One of the challenging things about running a design-build business is getting your legal i’s dotted and t’s crossed on insurance, worker’s comp, general liability and contracts. Making sure that you really go through that with a good business lawyer and a good litigation lawyer is helpful. For example, I did an HR audit last year to look through all of my employee contracts in response to some new regulations that had come up. There’s a lot of paperwork required to keep on top of that stuff.

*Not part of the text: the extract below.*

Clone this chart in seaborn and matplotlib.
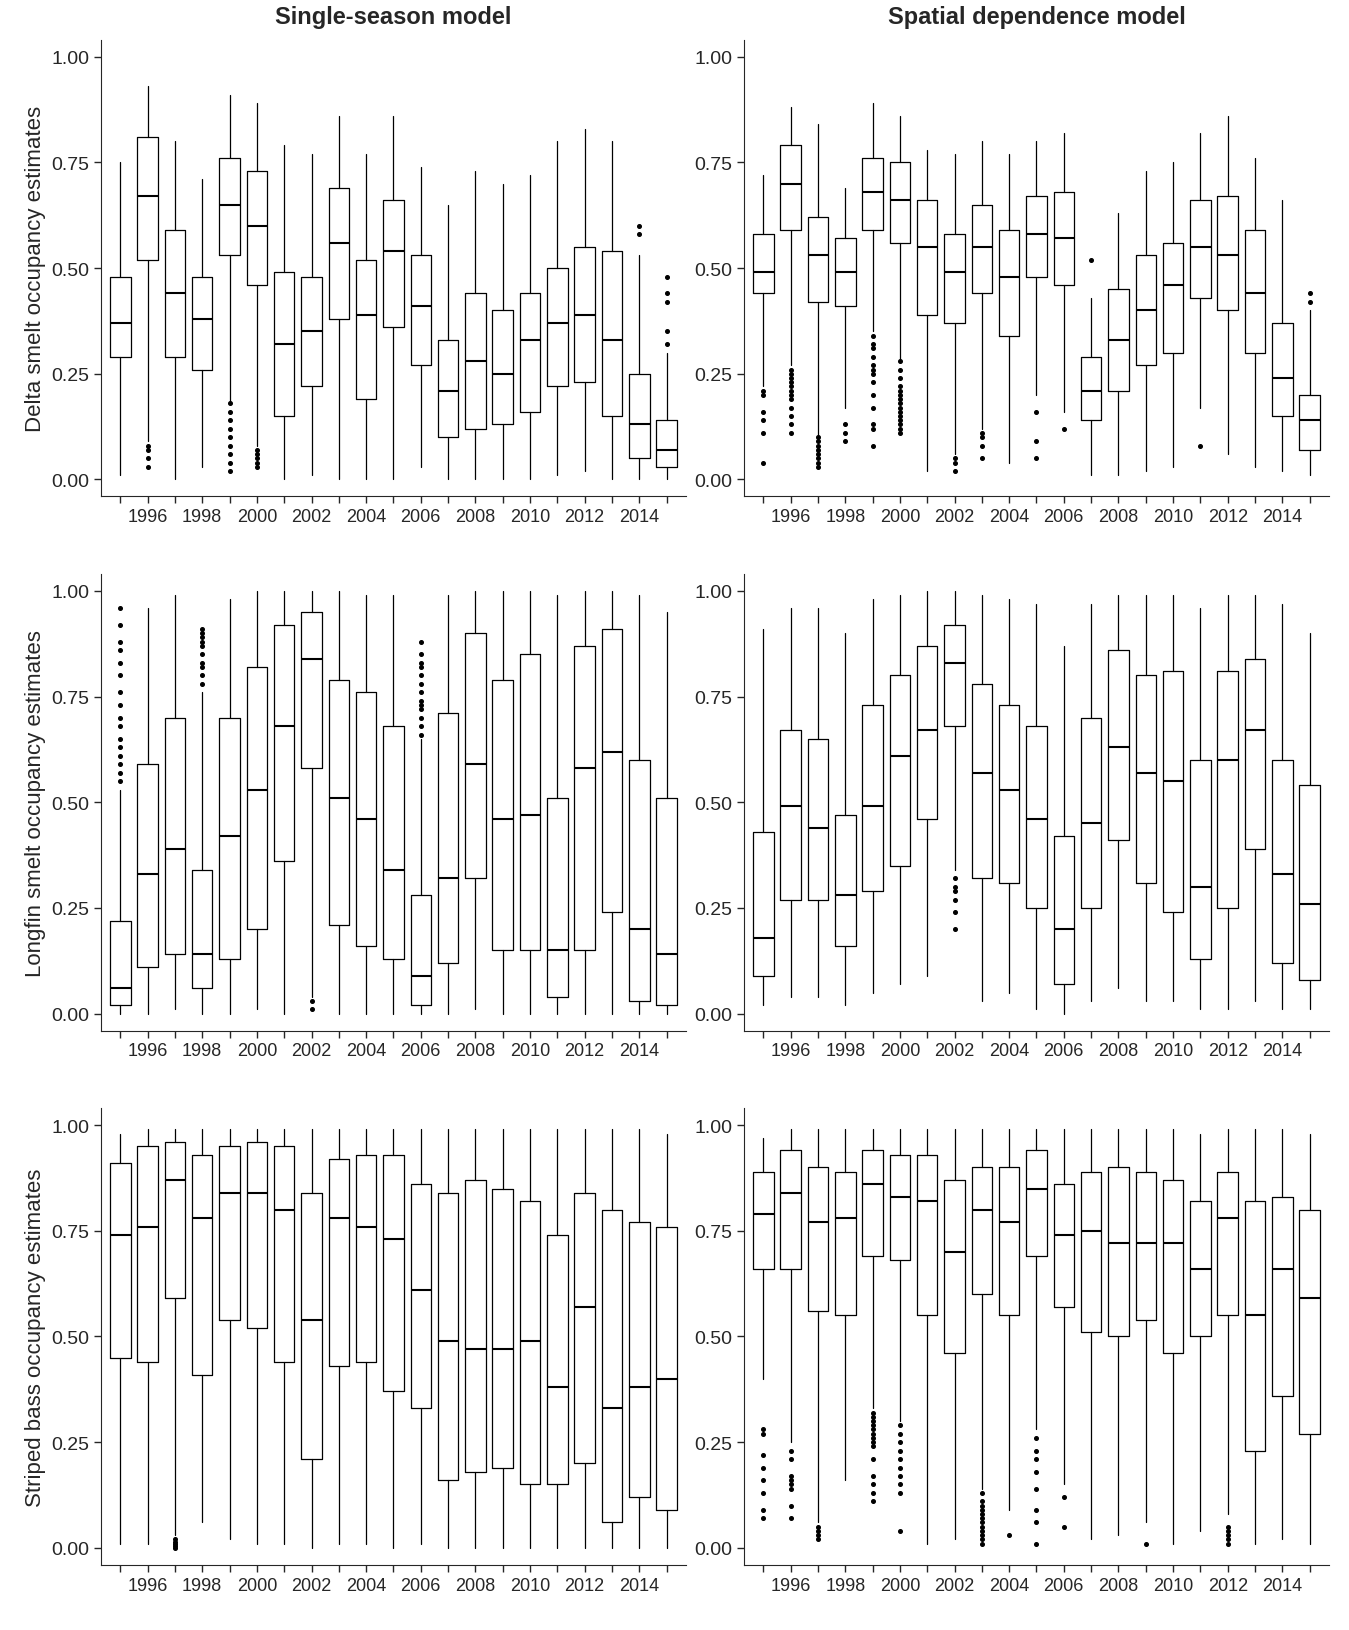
"""Occupancy estimate boxplots: single-season vs spatial dependence model."""

import matplotlib

matplotlib.use("Agg")

import matplotlib.pyplot as plt
import seaborn as sns

years = list(range(1995, 2016))
species = ["Delta smelt", "Longfin smelt", "Striped bass"]
models = ["Single-season model", "Spatial dependence model"]

# Box statistics per year: whisker low, q1, median, q3, whisker high
ds_single_lo = [.01, .09, 0, .03, .18, .08, 0, .01, 0, 0, 0, .03, 0, 0, 0, 0, .01, .02, 0, 0, 0]
ds_single_q1 = [.29, .52, .29, .26, .53, .46, .15, .22, .38, .19, .36, .27, .10, .12, .13, .16, .22, .23, .15, .05, .03]
ds_single_med = [.37, .67, .44, .38, .65, .60, .32, .35, .56, .39, .54, .41, .21, .28, .25, .33, .37, .39, .33, .13, .07]
ds_single_q3 = [.48, .81, .59, .48, .76, .73, .49, .48, .69, .52, .66, .53, .33, .44, .40, .44, .50, .55, .54, .25, .14]
ds_single_hi = [.75, .93, .80, .71, .91, .89, .79, .77, .86, .77, .86, .74, .65, .73, .70, .72, .80, .83, .80, .53, .30]
ds_single_fl = {1996: [.03, .05, .07, .08], 1999: [.02, .04, .06, .08, .10, .12, .14, .16, .18],
                2000: [.03, .04, .05, .06, .07], 2014: [.58, .60], 2015: [.32, .35, .42, .44, .48]}

ds_spatial_lo = [.22, .27, .10, .17, .35, .28, .02, .06, .12, .04, .20, .16, .01, .01, .02, .03, .17, .06, .03, .02, .01]
ds_spatial_q1 = [.44, .59, .42, .41, .59, .56, .39, .37, .44, .34, .48, .46, .14, .21, .27, .30, .43, .40, .30, .15, .07]
ds_spatial_med = [.49, .70, .53, .49, .68, .66, .55, .49, .55, .48, .58, .57, .21, .33, .40, .46, .55, .53, .44, .24, .14]
ds_spatial_q3 = [.58, .79, .62, .57, .76, .75, .66, .58, .65, .59, .67, .68, .29, .45, .53, .56, .66, .67, .59, .37, .20]
ds_spatial_hi = [.72, .88, .84, .69, .89, .86, .78, .77, .80, .77, .80, .82, .43, .63, .73, .75, .82, .86, .76, .66, .40]
ds_spatial_fl = {1995: [.04, .11, .14, .16, .20, .21],
                 1996: [.11, .13, .15, .17, .19, .20, .21, .22, .23, .24, .25, .26],
                 1997: [.03, .04, .05, .06, .07, .08, .09, .10],
                 1998: [.09, .11, .13],
                 1999: [.08, .12, .13, .17, .20, .23, .25, .26, .27, .29, .31, .32, .34],
                 2000: [.11, .12, .13, .14, .15, .16, .17, .18, .19, .20, .21, .22, .24, .26, .28],
                 2002: [.02, .04, .05], 2003: [.05, .08, .10, .11], 2005: [.05, .09, .16],
                 2006: [.12], 2007: [.52], 2011: [.08], 2015: [.42, .44]}

lf_single_lo = [0, 0, .01, 0, 0, .01, 0, .04, 0, 0, 0, 0, 0, .01, 0, 0, 0, 0, 0, 0, 0]
lf_single_q1 = [.02, .11, .14, .06, .13, .20, .36, .58, .21, .16, .13, .02, .12, .32, .15, .15, .04, .15, .24, .03, .02]
lf_single_med = [.06, .33, .39, .14, .42, .53, .68, .84, .51, .46, .34, .09, .32, .59, .46, .47, .15, .58, .62, .20, .14]
lf_single_q3 = [.22, .59, .70, .34, .70, .82, .92, .95, .79, .76, .68, .28, .71, .90, .79, .85, .51, .87, .91, .60, .51]
lf_single_hi = [.53, .96, .99, .76, .98, 1.0, 1.0, 1.0, 1.0, .99, .99, .65, .99, 1.0, 1.0, 1.0, .99, 1.0, 1.0, .99, .95]
lf_single_fl = {1995: [.55, .57, .59, .61, .63, .65, .68, .70, .73, .76, .80, .83, .86, .88, .92, .96],
                1998: [.78, .80, .82, .83, .85, .87, .88, .89, .90, .91],
                2002: [.01, .03],
                2006: [.66, .68, .70, .72, .73, .74, .76, .78, .80, .82, .83, .85, .88]}

lf_spatial_lo = [.02, .04, .04, .02, .05, .07, .09, .34, .03, .05, .01, 0, .03, .06, .03, .03, .01, .01, .03, .01, .01]
lf_spatial_q1 = [.09, .27, .27, .16, .29, .35, .46, .68, .32, .31, .25, .07, .25, .41, .31, .24, .13, .25, .39, .12, .08]
lf_spatial_med = [.18, .49, .44, .28, .49, .61, .67, .83, .57, .53, .46, .20, .45, .63, .57, .55, .30, .60, .67, .33, .26]
lf_spatial_q3 = [.43, .67, .65, .47, .73, .80, .87, .92, .78, .73, .68, .42, .70, .86, .80, .81, .60, .81, .84, .60, .54]
lf_spatial_hi = [.91, .96, .96, .90, .98, .99, 1.0, 1.0, .99, .98, .97, .87, .97, .99, .99, .99, .96, .99, .99, .97, .90]
lf_spatial_fl = {2002: [.20, .24, .27, .29, .30, .32]}

sb_single_lo = [.01, .01, .03, .06, .02, .01, .01, 0, .01, .01, 0, .01, 0, 0, 0, 0, 0, 0, 0, 0, 0]
sb_single_q1 = [.45, .44, .59, .41, .54, .52, .44, .21, .43, .44, .37, .33, .16, .18, .19, .15, .15, .20, .06, .12, .09]
sb_single_med = [.74, .76, .87, .78, .84, .84, .80, .54, .78, .76, .73, .61, .49, .47, .47, .49, .38, .57, .33, .38, .40]
sb_single_q3 = [.91, .95, .96, .93, .95, .96, .95, .84, .92, .93, .93, .86, .84, .87, .85, .82, .74, .84, .80, .77, .76]
sb_single_hi = [.98, .99, .99, .99, .99, .99, .99, .99, .99, .99, .99, .99, .99, .99, .99, .99, .99, .99, .99, .99, .98]
sb_single_fl = {1997: [0, .005, .01, .015, .02]}

sb_spatial_lo = [.40, .25, .06, .16, .33, .30, .01, .02, .14, .09, .28, .15, .02, .03, .06, .01, .04, .08, .01, .02, .01]
sb_spatial_q1 = [.66, .66, .56, .55, .69, .68, .55, .46, .60, .55, .69, .57, .51, .50, .54, .46, .50, .55, .23, .36, .27]
sb_spatial_med = [.79, .84, .77, .78, .86, .83, .82, .70, .80, .77, .85, .74, .75, .72, .72, .72, .66, .78, .55, .66, .59]
sb_spatial_q3 = [.89, .94, .90, .89, .94, .93, .93, .87, .90, .90, .94, .86, .89, .90, .89, .87, .82, .89, .82, .83, .80]
sb_spatial_hi = [.97, .99, .99, .99, .99, .99, .99, .99, .99, .99, .99, .99, .99, .99, .99, .99, .98, .99, .99, .99, .98]
sb_spatial_fl = {1995: [.07, .09, .13, .16, .19, .22, .27, .28],
                 1996: [.07, .10, .14, .15, .16, .17, .21, .23],
                 1997: [.02, .03, .04, .05],
                 1999: [.11, .13, .15, .17, .21, .24, .25, .26, .27, .28, .29, .30, .31, .32],
                 2000: [.04, .13, .15, .17, .19, .21, .23, .25, .27, .29],
                 2003: [.01, .02, .03, .04, .05, .06, .07, .08, .09, .10, .11, .13],
                 2004: [.03], 2005: [.01, .06, .09, .14, .18, .21, .23, .26],
                 2006: [.05, .12], 2009: [.01], 2012: [.01, .02, .03, .04, .05]}

panels = [
    [(ds_single_lo, ds_single_q1, ds_single_med, ds_single_q3, ds_single_hi, ds_single_fl),
     (ds_spatial_lo, ds_spatial_q1, ds_spatial_med, ds_spatial_q3, ds_spatial_hi, ds_spatial_fl)],
    [(lf_single_lo, lf_single_q1, lf_single_med, lf_single_q3, lf_single_hi, lf_single_fl),
     (lf_spatial_lo, lf_spatial_q1, lf_spatial_med, lf_spatial_q3, lf_spatial_hi, lf_spatial_fl)],
    [(sb_single_lo, sb_single_q1, sb_single_med, sb_single_q3, sb_single_hi, sb_single_fl),
     (sb_spatial_lo, sb_spatial_q1, sb_spatial_med, sb_spatial_q3, sb_spatial_hi, sb_spatial_fl)],
]

sns.set_style("ticks")
plt.rcParams["font.family"] = ["Liberation Sans", "DejaVu Sans"]

fig, axes = plt.subplots(3, 2, figsize=(13.49, 16.31), dpi=100)
fig.subplots_adjust(left=0.075, right=0.985, top=0.975, bottom=0.04, wspace=0.10, hspace=0.17)

for r, row in enumerate(panels):
    for c, (lo, q1, med, q3, hi, fl) in enumerate(row):
        ax = axes[r, c]
        stats = [dict(whislo=lo[i], q1=q1[i], med=med[i], q3=q3[i], whishi=hi[i],
                      fliers=fl.get(y, []))
                 for i, y in enumerate(years)]
        ax.bxp(stats, positions=years, widths=0.75, showcaps=False,
               boxprops=dict(color="black", lw=0.9),
               whiskerprops=dict(color="black", lw=0.9),
               medianprops=dict(color="black", lw=1.5),
               flierprops=dict(marker="o", markersize=2.6, markerfacecolor="black",
                               markeredgecolor="black"))
        ax.set_xlim(1994.3, 2015.7)
        ax.set_ylim(-0.04, 1.04)
        ax.set_xticks(years)
        ax.set_xticklabels([str(y) if y % 2 == 0 else "" for y in years], fontsize=13)
        ax.set_yticks([0, 0.25, 0.5, 0.75, 1.0])
        ax.set_yticklabels(["0.00", "0.25", "0.50", "0.75", "1.00"], fontsize=14)
        ax.tick_params(length=5, width=1)
        sns.despine(ax=ax)
        if c == 0:
            ax.set_ylabel(f"{species[r]} occupancy estimates", fontsize=16)
        if r == 0:
            ax.set_title(models[c], fontsize=17, fontweight="bold", pad=12)

fig.savefig("out.png", dpi=100)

Designers are creatives, but I do think that, quite frankly, they have the skills to be able to expand into the construction side—way more than they think they do. Ultimately, I think it’s a better business model, especially if you’re doing a lot of remodeling and renovating projects already. I also think it’s fair to start small. If you don’t have a construction license yet, then you need to specify that there is somebody else who’s going to be doing the GC work, and who has a license to do that, but you can still take the same design-build approach. If you have a small bathroom remodel where you’re not moving the plumbing around, maybe you hire a small construction crew and negotiate with them: “OK, I’m going to get you this gig, and I’m going to be there talking you through everything,” and ask for a referral fee of 10 or 15 percent. You can build from there as you go.